何だかマスクメロンの表面っぽいというか。この根回りを生み出した原因はその辺りにあるのでしょうか。
「切山の大スギ」もヘンテコな…実にスギ離れしたスギでしたが、この辺りは異世界と繋がっているんですよ。きっと。
で、きっと巨人が向こうの世界のスギやクスをこっそり手植えしてるに違いない。驚け人間ども!と。

自称日本一の巨樹の多さについてはRYO-JIさんが某埼玉のカヤの木の記事でも書かれてましたが、これをいざ地元の方から
聞くとなかなか耳障りが良いと言いますか、巨樹を愛する者としては冥利に尽きるところがありますね。
この巨樹を見に来てよかったと本心から思えるし、そんな愛される巨樹は大抵見た目も素晴らしいんですよねえ。
生きていくのに一番必要なものは愛情だ、なんてのはイキモノである樹木にとっても同じなのかもしれません。

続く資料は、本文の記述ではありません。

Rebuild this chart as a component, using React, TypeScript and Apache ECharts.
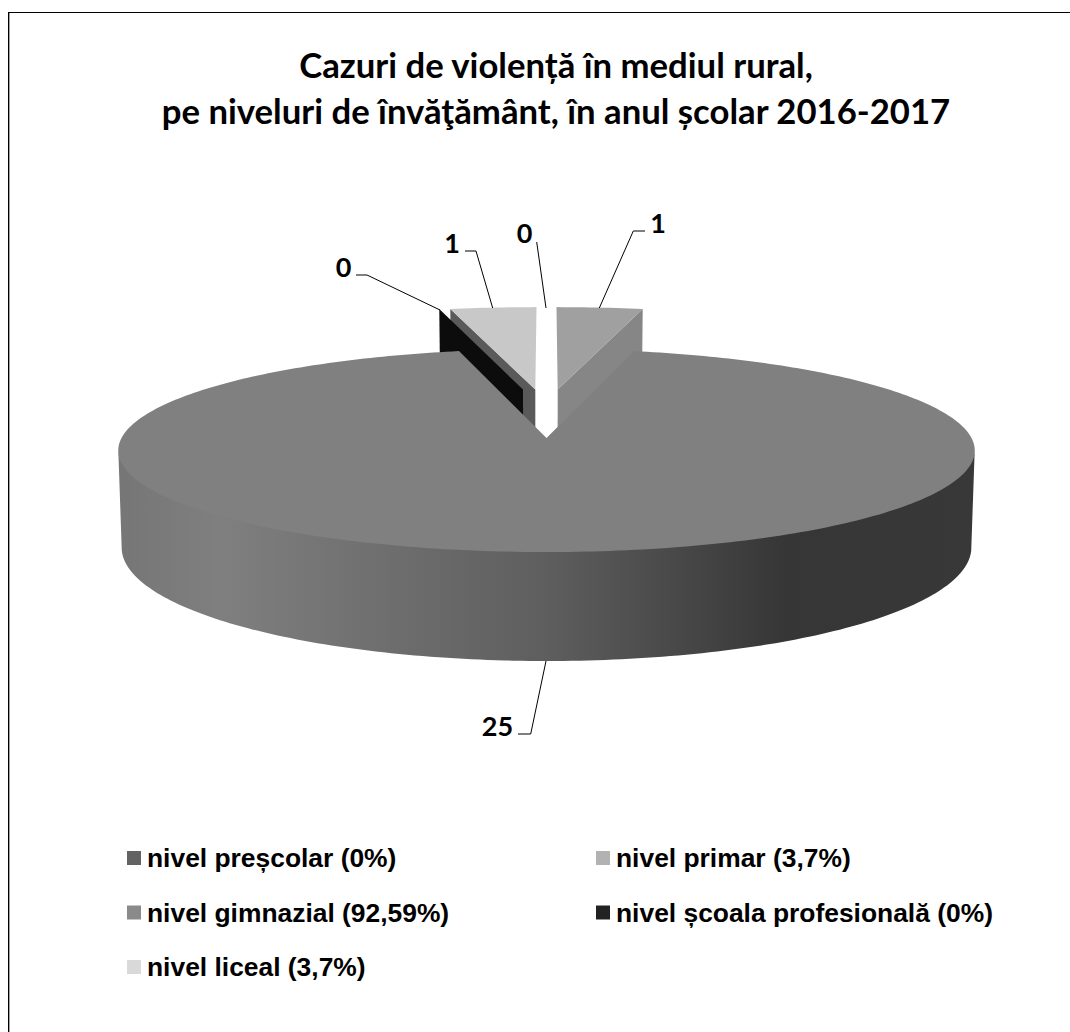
import React, { useEffect, useRef } from "react";
import * as echarts from "echarts";

const categories = [
  "nivel preșcolar (0%)",
  "nivel primar (3,7%)",
  "nivel gimnazial (92,59%)",
  "nivel școala profesională (0%)",
  "nivel liceal (3,7%)",
];
const values = [0, 1, 25, 0, 1];
const legendColors = ["#636363", "#b2b2b2", "#8a8a8a", "#222222", "#d9d9d9"];
const titleLines = [
  "Cazuri de violență în mediul rural,",
  "pe niveluri de învăţământ, în anul școlar 2016-2017",
];
const legendLeft = [categories[0], categories[2], categories[4]];
const legendRight = [categories[1], categories[3]];

// Projection of the tilted disc (perspective view)
const CX = 546.5, CY = 438, RX = 425, RY = 100, K = 0.123, DEPTH = 95.6;
const total = values.reduce((a, b) => a + b, 0);
const project = (u: number, v: number, down = 0) => {
  const s = 1 / (1 + K * v);
  const shrink = down > 0 ? 0.992 : 1;
  return [CX + RX * u * s * shrink, CY - RY * v * s + down * s];
};
const rad = (d: number) => (d * Math.PI) / 180;
const rim = (deg: number, ou: number, ov: number, r = 1, down = 0) =>
  project(Math.sin(rad(deg)) * r + ou, Math.cos(rad(deg)) * r + ov, down);

type Look = {
  ou: number; ov: number; r: number; top?: string; wall?: string; wallEdge?: "start" | "end";
  label: [number, number]; leader: number[][]; z: number;
};
const looks: Look[] = [
  { ou: 0, ov: 0, r: 1, label: [524.5, 232], leader: [[536.7, 242], [546, 308]], z: 3 },
  { ou: 0.028, ov: 0.515, r: 1.045, top: "#a0a0a0", wall: "#868686", wallEdge: "end",
    label: [658, 222], leader: [[645, 231], [633.3, 231], [599.3, 308]], z: 2 },
  { ou: 0, ov: 0, r: 1, top: "#808080", label: [497.5, 725],
    leader: [[518, 734], [530.7, 734], [546, 661]], z: 6 },
  { ou: -0.0588, ov: 0.515, r: 1.045, wall: "#0c0c0c", wallEdge: "start",
    label: [343.5, 266], leader: [[356, 275], [367, 275], [440, 310]], z: 4 },
  { ou: -0.028, ov: 0.515, r: 1.045, top: "#c8c8c8", wall: "#5a5a5a", wallEdge: "start",
    label: [452, 242], leader: [[465, 251], [476, 251], [492.7, 308]], z: 3 },
];

const makeSeries = (i: number) => {
  const look = looks[i];
  const before = values.slice(0, i).reduce((a, b) => a + b, 0);
  return {
    type: "custom",
    name: categories[i],
    coordinateSystem: "none",
    silent: true,
    z: look.z,
    itemStyle: { color: legendColors[i] },
    data: [[values[i]]],
    renderItem: (_p: any, api: any) => {
      const value = api.value(0) as number;
      const a0 = (before / total) * 360;
      const a1 = ((before + value) / total) * 360;
      const apex = project(look.ou, look.ov);
      const children: any[] = [];
      if (look.wall) {
        const deg = look.wallEdge === "end" ? a1 : a0;
        children.push({
          type: "polygon",
          shape: {
            points: [
              rim(deg, look.ou, look.ov, look.r),
              apex,
              project(look.ou, look.ov, DEPTH),
              rim(deg, look.ou, look.ov, look.r, DEPTH),
            ],
          },
          style: { fill: look.wall },
        });
      }
      if (look.top && value > 0) {
        const arc: number[][] = [];
        const steps = Math.max(2, Math.round(a1 - a0));
        for (let s = 0; s <= steps; s++) {
          arc.push(rim(a0 + ((a1 - a0) * s) / steps, look.ou, look.ov, look.r));
        }
        if (value > total / 2) {
          const band: number[][] = [];
          const from = 97, to = 263;
          for (let d = from; d <= to; d += 1) band.push(rim(d, 0, 0, 1, -1.5));
          for (let d = to; d >= from; d -= 1) band.push(rim(d, 0, 0, 1, DEPTH));
          children.push({
            type: "polygon",
            shape: { points: band },
            style: {
              fill: new echarts.graphic.LinearGradient(0, 0, 1, 0, [
                { offset: 0, color: "#767676" },
                { offset: 0.12, color: "#7f7f7f" },
                { offset: 0.5, color: "#5e5e5e" },
                { offset: 0.78, color: "#363636" },
                { offset: 1, color: "#383838" },
              ]),
            },
          });
        }
        children.push({
          type: "polygon",
          shape: { points: [apex, ...arc] },
          style: { fill: look.top },
        });
      }
      children.push({
        type: "polyline",
        shape: { points: look.leader },
        style: { stroke: "#000000", lineWidth: 1, fill: "none" },
      });
      children.push({
        type: "text",
        style: {
          text: String(value),
          x: look.label[0],
          y: look.label[1],
          font: "bold 27px Lato",
          fill: "#000000",
          textAlign: "center",
          textVerticalAlign: "middle",
        },
      });
      return { type: "group", children };
    },
  };
};

const legendBase = {
  orient: "vertical",
  icon: "rect",
  itemWidth: 14,
  itemHeight: 14,
  itemGap: 28.5,
  padding: 0,
  selectedMode: false,
  textStyle: { fontFamily: "Liberation Sans", fontWeight: "bold", fontSize: 26.4, lineHeight: 26, color: "#000000", padding: [0, 0, 0, 1] },
};

export default function App() {
  const ref = useRef<HTMLDivElement>(null);
  useEffect(() => {
    document.body.style.margin = "0";
    const chart = echarts.init(ref.current!, undefined, { renderer: "svg" });
    chart.setOption({
      animation: false,
      backgroundColor: "#ffffff",
      title: {
        text: titleLines.join("\n"),
        left: 551,
        top: 36,
        textAlign: "center",
        textStyle: { fontFamily: "Lato", fontWeight: "bold", fontSize: 34.7, lineHeight: 46, color: "#000000" },
      },
      legend: [
        { ...legendBase, left: 127, top: 845, data: legendLeft },
        { ...legendBase, left: 596, top: 845, data: legendRight },
      ],
      graphic: [
        { type: "line", shape: { x1: 8.5, y1: 12.5, x2: 1070, y2: 12.5 }, style: { stroke: "#000000", lineWidth: 1 }, silent: true },
        { type: "line", shape: { x1: 8.5, y1: 12, x2: 8.5, y2: 1032 }, style: { stroke: "#000000", lineWidth: 1 }, silent: true },
        { type: "line", shape: { x1: 9.5, y1: 13, x2: 9.5, y2: 1032 }, style: { stroke: "#a0a0a0", lineWidth: 1 }, silent: true },
      ],
      series: values.map((_, i) => makeSeries(i)),
    });
    return () => chart.dispose();
  }, []);
  return <div ref={ref} style={{ width: 1070, height: 1032 }} />;
}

RYO-JI 20-02-17 (Mon) 21:56

危ない危ない、この記事を見過ごしていました(汗)。
私もこれは『絶対見に行く巨樹』としてマークしています。

根元部分のドロドロに溶けたような姿には驚きです。
私もこんなクスは見たことありません。
どういう現象でこうなるのかわかりませんが、植物の多様性と申しましょうか。
いや、ややこしいことはともかく、こういった個性が光る巨樹はより魅力的に感じますね(人間もそう)。
そして根元だけじゃなく、クスそのもののサイズ・ボリューム感も見事としか言いようがないですね。
そりゃあ地元の爺様が自慢もしたくなる訳ですよ。
それがまた嫌味じゃなく、心地良く感じてしまえるんでしょうねぇ。
そんな出会いも含め、とても羨ましい巨樹訪問です。

to-fu 20-02-18 (Tue) 16:35

> RYO-JIさん
この巨樹までチェック済みとは流石です!
私はこの方、失礼ながら本当に前座?バーター?的なものとしか考えていなかったのでほぼノーマークでした。
近くには「切山の大スギ」の他にも「夏山の大スギ」があったりで、全国的にはいぶし銀的な存在でありながら
素晴らしい個性を持った巨樹ばかりが固まっている素晴らしいエリアだと思います。

小さめだけど個性的で面白い、という巨樹はそれなりに見た記憶がありますが、それでいてデカい!という実に稀有なクスでした。
集落の雰囲気も良いし、この周辺を回るだけでも何だよ凄いじゃないの愛知県!と驚かされますよ。本当に愛知をなめてました。
岡崎…よくよく考えると徳島に行くよりもシンドイような気がしてならないのですが、RYO-JIさんもぜひ訪問してみて下さい!